The promotion of arms control through a strong international rule of law is another key foreign policy priority for Ireland and a further area in which we hope to provide support and encouragement for the EU’s work. One of the major issues facing the international community during our Presidency will be the negotiations on an Arms Trade Treaty (ATT), which will take place in New York in March. I remain hopeful that this Conference will succeed in producing a strong and robust Treaty to regulate the international trade in conventional arms.
Before concluding, I would like to briefly refer to our Chairmanship of the Organisation for Security and Cooperation in Europe.
We are approaching the end of what has been a productive and successful Chairmanship, with a number of high-level engagements throughout the year and several high-level Conferences in Dublin and Vienna.
We are currently engaged in final preparations for the 2012 OSCE Ministerial Council, which will take place from 6-7 December at the RDS. This will be the largest ever gathering of Foreign Ministers in Ireland, with approximately 80 delegations and over 1,200 delegates. Our goal is to secure a small and balanced package of decisions and declarations for adoption at the Ministerial, taking account of the difficulties which arose in previous years when too many draft decisions were in circulation. We have also tabled a Helsinki+40 decision, to provide a roadmap for the Organisation’s work in the lead up to the 40th anniversary of the Helsinki Final Act in 2015.

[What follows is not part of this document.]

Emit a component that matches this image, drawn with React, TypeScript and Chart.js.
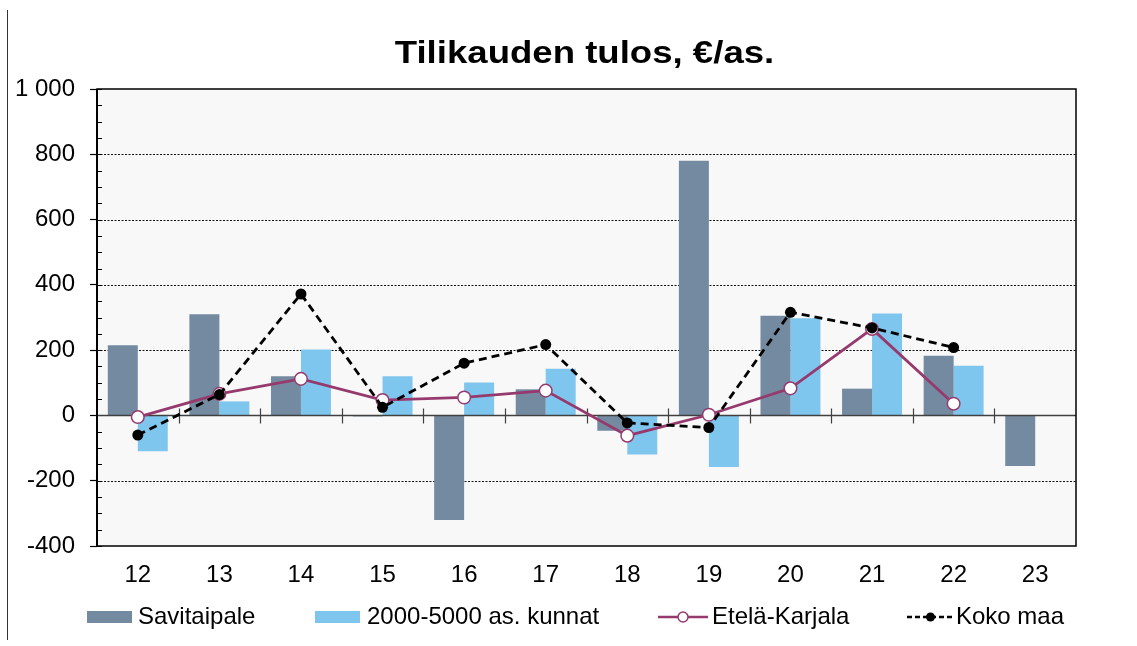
import React, { useEffect, useRef } from 'react';
import { Chart, registerables } from 'chart.js';

Chart.register(...registerables);

const TITLE = 'Tilikauden tulos, €/as.';
const categories = ['12', '13', '14', '15', '16', '17', '18', '19', '20', '21', '22', '23'];
const savitaipale = [215, 310, 120, -3, -320, 80, -47, 780, 305, 82, 183, -155];
const kunnat = [-110, 43, 202, 120, 101, 143, -120, -158, 298, 312, 152, null];
const etelaKarjala = [-5, 66, 112, 47, 55, 76, -62, 2, 83, 265, 36, null];
const kokoMaa = [-60, 64, 372, 25, 160, 217, -23, -37, 316, 268, 208, null];
const yMin = -400;
const yMax = 1000;
const yStep = 200;
const yMinorStep = 50;
const seriesNames = ['Savitaipale', '2000-5000 as. kunnat', 'Etelä-Karjala', 'Koko maa'];

const FONT = '"Liberation Sans", Arial, sans-serif';
const C_DARK = '#738AA0';
const C_LIGHT = '#7EC6EE';
const C_PURPLE = '#963A6E';
const C_BLACK = '#000000';

const fmt = (v: number) => String(v).replace(/\B(?=(\d{3})+(?!\d))/g, ' ');

const decorPlugin = {
  id: 'decor',
  beforeDraw(chart: any) {
    const { ctx, chartArea: a } = chart;
    ctx.save();
    ctx.fillStyle = '#ffffff';
    ctx.fillRect(0, 0, chart.width, chart.height);
    ctx.fillStyle = '#F8F8F8';
    ctx.fillRect(a.left, a.top, a.right - a.left, a.bottom - a.top);
    ctx.strokeStyle = '#333';
    ctx.lineWidth = 1;
    ctx.beginPath();
    ctx.moveTo(7.5, 10);
    ctx.lineTo(7.5, 640);
    ctx.stroke();
    ctx.restore();
  },
  beforeDatasetsDraw(chart: any) {
    const { ctx, chartArea: a, scales } = chart;
    const y = scales.y;
    ctx.save();
    ctx.strokeStyle = '#111';
    ctx.lineWidth = 1;
    ctx.setLineDash([2, 1.5]);
    for (let v = yMin + yStep; v < yMax; v += yStep) {
      if (v === 0) continue;
      const py = Math.round(y.getPixelForValue(v)) + 0.5;
      ctx.beginPath();
      ctx.moveTo(a.left, py);
      ctx.lineTo(a.right, py);
      ctx.stroke();
    }
    ctx.setLineDash([]);
    ctx.strokeStyle = '#000';
    for (let v = yMin; v <= yMax; v += yMinorStep) {
      const py = Math.round(y.getPixelForValue(v)) + 0.5;
      ctx.beginPath();
      ctx.moveTo(a.left, py);
      ctx.lineTo(a.left + 5, py);
      ctx.stroke();
    }
    ctx.restore();
  },
  beforeDatasetDraw(chart: any, args: any) {
    if (args.index !== 2) return;
    const { ctx, chartArea: a, scales } = chart;
    const y0 = Math.round(scales.y.getPixelForValue(0)) + 0.5;
    const x = scales.x;
    ctx.save();
    ctx.strokeStyle = '#404040';
    ctx.lineWidth = 1.5;
    ctx.beginPath();
    ctx.moveTo(a.left, y0);
    ctx.lineTo(a.right, y0);
    ctx.stroke();
    ctx.lineWidth = 1.2;
    for (let i = 1; i < categories.length; i++) {
      const px = Math.round((x.getPixelForValue(i - 1) + x.getPixelForValue(i)) / 2) + 0.5;
      ctx.beginPath();
      ctx.moveTo(px, y0 - 7);
      ctx.lineTo(px, y0 + 8);
      ctx.stroke();
    }
    ctx.restore();
  },
  afterDraw(chart: any) {
    const { ctx, chartArea: a } = chart;
    ctx.save();
    ctx.strokeStyle = '#000';
    ctx.lineWidth = 1.5;
    ctx.strokeRect(a.left, a.top, a.right - a.left, a.bottom - a.top);
    ctx.lineWidth = 2;
    ctx.beginPath();
    ctx.moveTo(a.left, a.top);
    ctx.lineTo(a.left, a.bottom);
    ctx.stroke();

    // title
    ctx.fillStyle = '#000';
    ctx.font = `bold 31px ${FONT}`;
    ctx.textAlign = 'center';
    ctx.textBaseline = 'alphabetic';
    ctx.save();
    ctx.translate((a.left + a.right) / 2 - 2, 63);
    ctx.scale(1.18, 1);
    ctx.fillText(TITLE, 0, 0);
    ctx.restore();

    // legend
    const ly = 617;
    ctx.font = `24px ${FONT}`;
    ctx.textAlign = 'left';
    ctx.textBaseline = 'middle';
    const starts = [87, 315, 658, 907];
    const textX = [138, 367, 712, 956];
    ctx.fillStyle = C_DARK;
    ctx.fillRect(starts[0], ly - 6, 45, 12);
    ctx.fillStyle = C_LIGHT;
    ctx.fillRect(starts[1], ly - 6, 45, 12);
    ctx.strokeStyle = C_PURPLE;
    ctx.lineWidth = 2.5;
    ctx.beginPath();
    ctx.moveTo(starts[2], ly);
    ctx.lineTo(starts[2] + 50, ly);
    ctx.stroke();
    ctx.fillStyle = '#fff';
    ctx.lineWidth = 1.5;
    ctx.beginPath();
    ctx.arc(starts[2] + 25, ly, 5, 0, Math.PI * 2);
    ctx.fill();
    ctx.stroke();
    ctx.strokeStyle = C_BLACK;
    ctx.lineWidth = 2.5;
    ctx.setLineDash([5, 3]);
    ctx.beginPath();
    ctx.moveTo(starts[3], ly);
    ctx.lineTo(starts[3] + 47, ly);
    ctx.stroke();
    ctx.setLineDash([]);
    ctx.fillStyle = C_BLACK;
    ctx.beginPath();
    ctx.arc(starts[3] + 23.5, ly, 4.5, 0, Math.PI * 2);
    ctx.fill();
    ctx.fillStyle = '#000';
    seriesNames.forEach((n, i) => ctx.fillText(n, textX[i], ly));
    ctx.restore();
  },
};

export default function App() {
  const ref = useRef<HTMLCanvasElement | null>(null);
  useEffect(() => {
    if (!ref.current) return;
    const chart = new Chart(ref.current, {
      type: 'bar',
      data: {
        labels: categories,
        datasets: [
          {
            type: 'bar',
            label: seriesNames[0],
            data: savitaipale,
            backgroundColor: C_DARK,
            categoryPercentage: 0.735,
            barPercentage: 1,
            order: 2,
          },
          {
            type: 'bar',
            label: seriesNames[1],
            data: kunnat as any,
            backgroundColor: C_LIGHT,
            categoryPercentage: 0.735,
            barPercentage: 1,
            order: 2,
          },
          {
            type: 'line',
            label: seriesNames[2],
            data: etelaKarjala as any,
            borderColor: C_PURPLE,
            borderWidth: 2.8,
            pointRadius: 6.3,
            pointBackgroundColor: '#ffffff',
            pointBorderColor: C_PURPLE,
            pointBorderWidth: 1.5,
            tension: 0,
            order: 1,
          },
          {
            type: 'line',
            label: seriesNames[3],
            data: kokoMaa as any,
            borderColor: C_BLACK,
            borderWidth: 2.8,
            borderDash: [8, 5],
            pointRadius: 5.5,
            pointBackgroundColor: C_BLACK,
            pointBorderColor: C_BLACK,
            pointBorderWidth: 0,
            tension: 0,
            order: 0,
          },
        ] as any,
      },
      options: {
        responsive: false,
        devicePixelRatio: 1,
        animation: false,
        layout: { padding: { left: 0, right: 61, top: 89, bottom: 0 } },
        plugins: {
          legend: { display: false },
          title: { display: false },
          tooltip: { enabled: false },
        },
        scales: {
          x: {
            grid: { display: false },
            border: { display: false },
            ticks: { color: '#000', font: { family: FONT, size: 24 }, padding: 7 },
            afterFit: (s: any) => {
              s.height = 100;
            },
          },
          y: {
            min: yMin,
            max: yMax,
            ticks: {
              stepSize: yStep,
              color: '#000',
              font: { family: FONT, size: 24 },
              padding: 15,
              callback: (v: any) => fmt(Number(v)),
            },
            grid: {
              drawOnChartArea: false,
              drawTicks: true,
              tickLength: 7,
              tickColor: '#000',
              tickWidth: 1.2,
            },
            border: { display: false },
            afterFit: (s: any) => {
              s.width = 97;
            },
          },
        },
      } as any,
      plugins: [decorPlugin],
    });
    return () => chart.destroy();
  }, []);
  return (
    <div style={{ position: 'absolute', left: 0, top: 0, width: 1137, height: 646 }}>
      <canvas ref={ref} width={1137} height={646} />
    </div>
  );
}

Our OSCE Chairmanship has been yet another occasion on which Ireland has demonstrated a strong commitment to the multilateral system. This is a commitment which we will carry through to our EU Presidency which begins on the day after our OSCE Chairmanship concludes.
In conclusion, it is worth noting, with some pride and satisfaction, the great honour which was bestowed on the European Union recently with the awarding to it of the Nobel Peace Prize. This, I think we can all agree, is an eloquent recognition of the contribution made by the Union in promoting reconciliation, democracy and human rights worldwide and in enlarging the space for peace and stability across our continent. Ireland, as incoming Presidency, will work to uphold the values which underpin the EU’s engagement with the wider world and which have earned it this fitting tribute.